### Your task
Write out the data below exactly as given, without any of its pictures.

### Source data
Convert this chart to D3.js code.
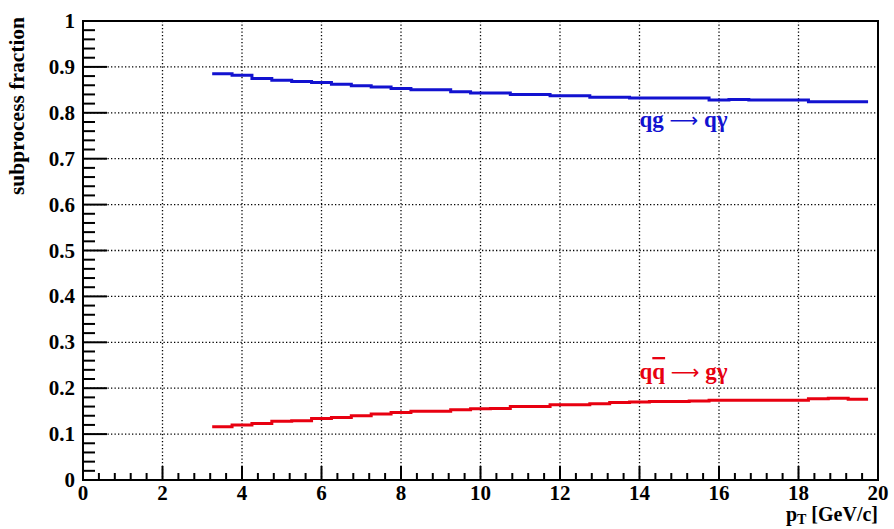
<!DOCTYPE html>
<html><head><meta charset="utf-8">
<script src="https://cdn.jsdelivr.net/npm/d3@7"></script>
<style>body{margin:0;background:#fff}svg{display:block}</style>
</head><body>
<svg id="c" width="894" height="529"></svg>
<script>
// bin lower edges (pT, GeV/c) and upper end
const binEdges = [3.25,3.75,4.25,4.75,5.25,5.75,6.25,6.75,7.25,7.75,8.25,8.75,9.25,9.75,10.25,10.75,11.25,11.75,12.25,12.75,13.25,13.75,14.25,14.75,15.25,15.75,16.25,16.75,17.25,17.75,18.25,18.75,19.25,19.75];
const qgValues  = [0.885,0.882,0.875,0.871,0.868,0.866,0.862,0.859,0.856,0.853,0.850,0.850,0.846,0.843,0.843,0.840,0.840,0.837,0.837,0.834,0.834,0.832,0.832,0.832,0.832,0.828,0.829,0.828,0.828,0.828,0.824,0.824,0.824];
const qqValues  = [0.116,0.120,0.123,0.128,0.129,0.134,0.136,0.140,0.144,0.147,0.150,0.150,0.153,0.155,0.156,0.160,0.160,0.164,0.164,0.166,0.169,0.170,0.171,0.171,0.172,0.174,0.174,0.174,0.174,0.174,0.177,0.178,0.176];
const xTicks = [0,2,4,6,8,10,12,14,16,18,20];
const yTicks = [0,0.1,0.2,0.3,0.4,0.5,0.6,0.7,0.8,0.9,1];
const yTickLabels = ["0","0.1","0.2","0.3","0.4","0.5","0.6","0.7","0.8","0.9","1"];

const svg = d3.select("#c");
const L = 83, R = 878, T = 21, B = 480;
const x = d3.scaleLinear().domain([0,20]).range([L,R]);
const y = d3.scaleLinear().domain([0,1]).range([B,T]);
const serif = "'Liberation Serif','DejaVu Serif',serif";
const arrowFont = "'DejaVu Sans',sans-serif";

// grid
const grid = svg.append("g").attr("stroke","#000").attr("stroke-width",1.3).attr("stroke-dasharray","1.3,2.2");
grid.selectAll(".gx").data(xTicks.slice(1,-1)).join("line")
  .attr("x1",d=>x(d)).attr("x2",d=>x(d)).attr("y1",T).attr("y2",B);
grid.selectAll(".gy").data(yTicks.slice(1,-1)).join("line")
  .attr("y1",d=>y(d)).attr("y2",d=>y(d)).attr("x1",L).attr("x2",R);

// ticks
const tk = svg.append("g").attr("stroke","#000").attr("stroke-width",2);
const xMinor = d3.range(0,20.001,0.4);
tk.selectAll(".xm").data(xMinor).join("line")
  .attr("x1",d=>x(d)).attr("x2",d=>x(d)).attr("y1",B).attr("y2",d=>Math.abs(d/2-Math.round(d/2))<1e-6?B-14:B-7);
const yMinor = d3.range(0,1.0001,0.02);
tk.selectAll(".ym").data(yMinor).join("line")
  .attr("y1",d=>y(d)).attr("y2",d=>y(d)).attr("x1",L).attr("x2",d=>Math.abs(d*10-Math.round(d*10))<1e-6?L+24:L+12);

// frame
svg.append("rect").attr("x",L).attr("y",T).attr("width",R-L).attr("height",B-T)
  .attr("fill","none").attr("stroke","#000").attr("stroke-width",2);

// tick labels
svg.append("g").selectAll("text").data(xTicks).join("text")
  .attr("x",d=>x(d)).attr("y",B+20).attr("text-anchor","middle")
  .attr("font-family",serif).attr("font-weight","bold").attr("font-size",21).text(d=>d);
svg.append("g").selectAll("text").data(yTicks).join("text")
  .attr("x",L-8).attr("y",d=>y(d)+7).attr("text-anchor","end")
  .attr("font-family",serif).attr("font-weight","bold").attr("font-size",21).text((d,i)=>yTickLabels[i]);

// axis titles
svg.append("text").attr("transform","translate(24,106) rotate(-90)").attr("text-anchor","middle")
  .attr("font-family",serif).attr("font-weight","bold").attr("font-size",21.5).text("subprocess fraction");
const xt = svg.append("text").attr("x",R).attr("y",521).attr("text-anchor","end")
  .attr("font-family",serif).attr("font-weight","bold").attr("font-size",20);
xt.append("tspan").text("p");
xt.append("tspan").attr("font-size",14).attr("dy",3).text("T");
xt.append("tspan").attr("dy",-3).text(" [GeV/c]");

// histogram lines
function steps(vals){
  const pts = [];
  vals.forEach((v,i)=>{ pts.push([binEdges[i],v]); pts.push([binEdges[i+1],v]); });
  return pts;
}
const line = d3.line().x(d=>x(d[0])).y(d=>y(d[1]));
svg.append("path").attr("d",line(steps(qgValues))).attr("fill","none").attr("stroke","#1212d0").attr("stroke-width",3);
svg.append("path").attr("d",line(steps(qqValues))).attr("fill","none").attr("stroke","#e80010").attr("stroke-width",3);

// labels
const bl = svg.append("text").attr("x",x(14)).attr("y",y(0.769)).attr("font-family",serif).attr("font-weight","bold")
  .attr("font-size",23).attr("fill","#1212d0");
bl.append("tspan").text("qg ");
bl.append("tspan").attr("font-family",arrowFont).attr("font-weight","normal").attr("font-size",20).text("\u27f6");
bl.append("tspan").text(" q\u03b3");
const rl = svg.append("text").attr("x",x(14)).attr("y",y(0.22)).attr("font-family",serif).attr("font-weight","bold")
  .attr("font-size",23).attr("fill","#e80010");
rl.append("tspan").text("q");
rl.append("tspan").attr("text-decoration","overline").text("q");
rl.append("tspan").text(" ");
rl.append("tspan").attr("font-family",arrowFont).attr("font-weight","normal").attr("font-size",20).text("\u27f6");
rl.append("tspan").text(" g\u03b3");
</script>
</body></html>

### Problem solution
Convert this chart to D3.js code.
<!DOCTYPE html>
<html><head><meta charset="utf-8">
<script src="https://cdn.jsdelivr.net/npm/d3@7"></script>
<style>body{margin:0;background:#fff}svg{display:block}</style>
</head><body>
<svg id="c" width="894" height="529"></svg>
<script>
// bin lower edges (pT, GeV/c) and upper end
const binEdges = [3.25,3.75,4.25,4.75,5.25,5.75,6.25,6.75,7.25,7.75,8.25,8.75,9.25,9.75,10.25,10.75,11.25,11.75,12.25,12.75,13.25,13.75,14.25,14.75,15.25,15.75,16.25,16.75,17.25,17.75,18.25,18.75,19.25,19.75];
const qgValues  = [0.885,0.882,0.875,0.871,0.868,0.866,0.862,0.859,0.856,0.853,0.850,0.850,0.846,0.843,0.843,0.840,0.840,0.837,0.837,0.834,0.834,0.832,0.832,0.832,0.832,0.828,0.829,0.828,0.828,0.828,0.824,0.824,0.824];
const qqValues  = [0.116,0.120,0.123,0.128,0.129,0.134,0.136,0.140,0.144,0.147,0.150,0.150,0.153,0.155,0.156,0.160,0.160,0.164,0.164,0.166,0.169,0.170,0.171,0.171,0.172,0.174,0.174,0.174,0.174,0.174,0.177,0.178,0.176];
const xTicks = [0,2,4,6,8,10,12,14,16,18,20];
const yTicks = [0,0.1,0.2,0.3,0.4,0.5,0.6,0.7,0.8,0.9,1];
const yTickLabels = ["0","0.1","0.2","0.3","0.4","0.5","0.6","0.7","0.8","0.9","1"];

const svg = d3.select("#c");
const L = 83, R = 878, T = 21, B = 480;
const x = d3.scaleLinear().domain([0,20]).range([L,R]);
const y = d3.scaleLinear().domain([0,1]).range([B,T]);
const serif = "'Liberation Serif','DejaVu Serif',serif";
const arrowFont = "'DejaVu Sans',sans-serif";

// grid
const grid = svg.append("g").attr("stroke","#000").attr("stroke-width",1.3).attr("stroke-dasharray","1.3,2.2");
grid.selectAll(".gx").data(xTicks.slice(1,-1)).join("line")
  .attr("x1",d=>x(d)).attr("x2",d=>x(d)).attr("y1",T).attr("y2",B);
grid.selectAll(".gy").data(yTicks.slice(1,-1)).join("line")
  .attr("y1",d=>y(d)).attr("y2",d=>y(d)).attr("x1",L).attr("x2",R);

// ticks
const tk = svg.append("g").attr("stroke","#000").attr("stroke-width",2);
const xMinor = d3.range(0,20.001,0.4);
tk.selectAll(".xm").data(xMinor).join("line")
  .attr("x1",d=>x(d)).attr("x2",d=>x(d)).attr("y1",B).attr("y2",d=>Math.abs(d/2-Math.round(d/2))<1e-6?B-14:B-7);
const yMinor = d3.range(0,1.0001,0.02);
tk.selectAll(".ym").data(yMinor).join("line")
  .attr("y1",d=>y(d)).attr("y2",d=>y(d)).attr("x1",L).attr("x2",d=>Math.abs(d*10-Math.round(d*10))<1e-6?L+24:L+12);

// frame
svg.append("rect").attr("x",L).attr("y",T).attr("width",R-L).attr("height",B-T)
  .attr("fill","none").attr("stroke","#000").attr("stroke-width",2);

// tick labels
svg.append("g").selectAll("text").data(xTicks).join("text")
  .attr("x",d=>x(d)).attr("y",B+20).attr("text-anchor","middle")
  .attr("font-family",serif).attr("font-weight","bold").attr("font-size",21).text(d=>d);
svg.append("g").selectAll("text").data(yTicks).join("text")
  .attr("x",L-8).attr("y",d=>y(d)+7).attr("text-anchor","end")
  .attr("font-family",serif).attr("font-weight","bold").attr("font-size",21).text((d,i)=>yTickLabels[i]);

// axis titles
svg.append("text").attr("transform","translate(24,106) rotate(-90)").attr("text-anchor","middle")
  .attr("font-family",serif).attr("font-weight","bold").attr("font-size",21.5).text("subprocess fraction");
const xt = svg.append("text").attr("x",R).attr("y",521).attr("text-anchor","end")
  .attr("font-family",serif).attr("font-weight","bold").attr("font-size",20);
xt.append("tspan").text("p");
xt.append("tspan").attr("font-size",14).attr("dy",3).text("T");
xt.append("tspan").attr("dy",-3).text(" [GeV/c]");

// histogram lines
function steps(vals){
  const pts = [];
  vals.forEach((v,i)=>{ pts.push([binEdges[i],v]); pts.push([binEdges[i+1],v]); });
  return pts;
}
const line = d3.line().x(d=>x(d[0])).y(d=>y(d[1]));
svg.append("path").attr("d",line(steps(qgValues))).attr("fill","none").attr("stroke","#1212d0").attr("stroke-width",3);
svg.append("path").attr("d",line(steps(qqValues))).attr("fill","none").attr("stroke","#e80010").attr("stroke-width",3);

// labels
const bl = svg.append("text").attr("x",x(14)).attr("y",y(0.769)).attr("font-family",serif).attr("font-weight","bold")
  .attr("font-size",23).attr("fill","#1212d0");
bl.append("tspan").text("qg ");
bl.append("tspan").attr("font-family",arrowFont).attr("font-weight","normal").attr("font-size",20).text("\u27f6");
bl.append("tspan").text(" q\u03b3");
const rl = svg.append("text").attr("x",x(14)).attr("y",y(0.22)).attr("font-family",serif).attr("font-weight","bold")
  .attr("font-size",23).attr("fill","#e80010");
rl.append("tspan").text("q");
rl.append("tspan").attr("text-decoration","overline").text("q");
rl.append("tspan").text(" ");
rl.append("tspan").attr("font-family",arrowFont).attr("font-weight","normal").attr("font-size",20).text("\u27f6");
rl.append("tspan").text(" g\u03b3");
</script>
</body></html>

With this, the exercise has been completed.